Acupuncture Helps Olfaction
A recent controlled study published in the Journal of Otolaryngology – Head and Neck Surgery notes that acupuncture is effective for restoring the sense of smell. The researchers studied participants with dysosmia (loss of sense of smell) due to viral infections. Acupuncture was applied to acupuncture points Du16 (Fengfu), Du20 (Baihui), LI20 (Yingxiang), Lu7 (Lieque), Lu9 (Taiyuang), St36 (Zu San Li), and K3 (Tai Xi). The needles were manipulated by an expert acupuncturist with more than ten years of professional experience and were retained for 30 minutes. Several acupuncture treatments were administered over a 10 week period. A statistical analysis revealed a significant improvement in the acupuncture patients. A control group receiving standard vitamin B complex therapy did not improve greatly.
Acupuncture and Pharmaceutical Drugs
Also of interest is that the patients chosen for this study had already tried standard western medical therapies but did not recover the sense of smell. Yet, these patients enjoyed a significant improvement in their olfactory senses with acupuncture treatment. Western medicine approaches include systemic and topical steroids, vitamin B therapy, caroverine, alpha lipoic acid, and several other medications.

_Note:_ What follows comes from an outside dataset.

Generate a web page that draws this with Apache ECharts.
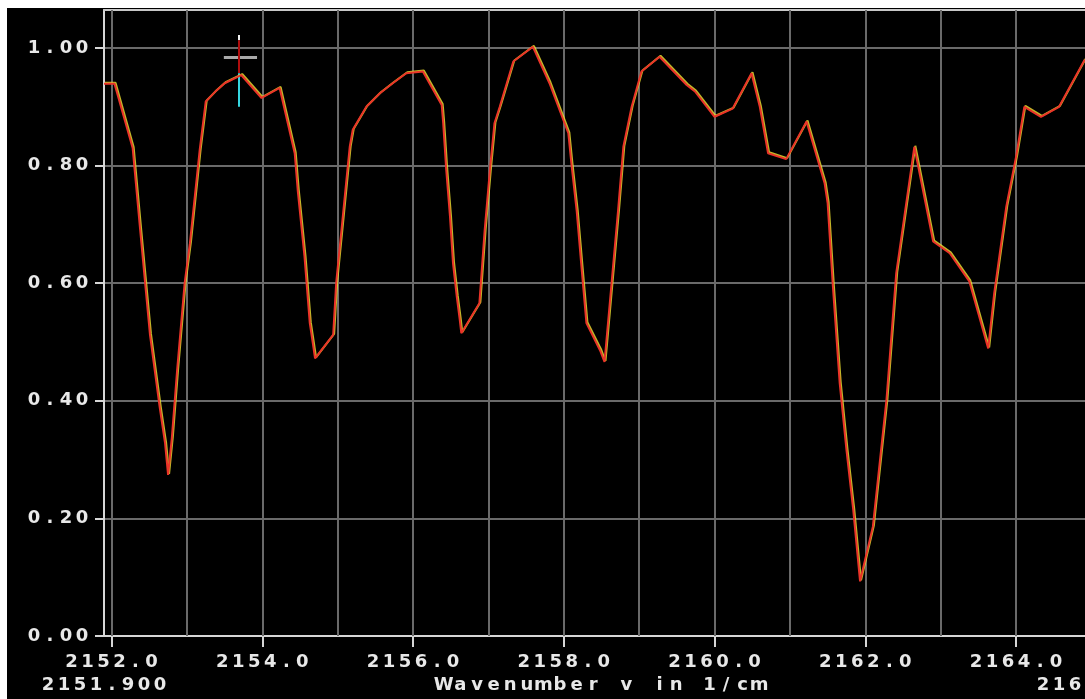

Scalp acupuncture was employed in this study by choosing Du16 and Du20. Scalp acupuncture is especially well suited for both head injuries and post-viral neurological dysfunction. Hopefully, future studies will choose to include Du24 (Shenting) in the acupuncture point selection. Use of triple needling, also referred to as ranked needling, at acupuncture point Du24 is a powerful method for benefiting the sense of smell. Du24 is known to eliminate wind, calm the spirit and benefit the brain, nose, and eyes. It is the meeting point of the Governing vessel with the UB and Stomach meridians. Its actions to expel pathogenic head wind make it an excellent choice for the treatment of post-viral dysosmia. Commonly used to treat rhinitis, this acupuncture point is well regarded for its ability to benefit and stimulate the nose.
Julia Vent, MD, PhD, Djin-Wue Wang, MD, Michael Damm, MD; “Effects of traditional Chinese acupuncture in post-viral olfactory dysfunction,” J Otolaryngol Head Neck Surg April 1, 2010 vol. 142 no. 4 505-509.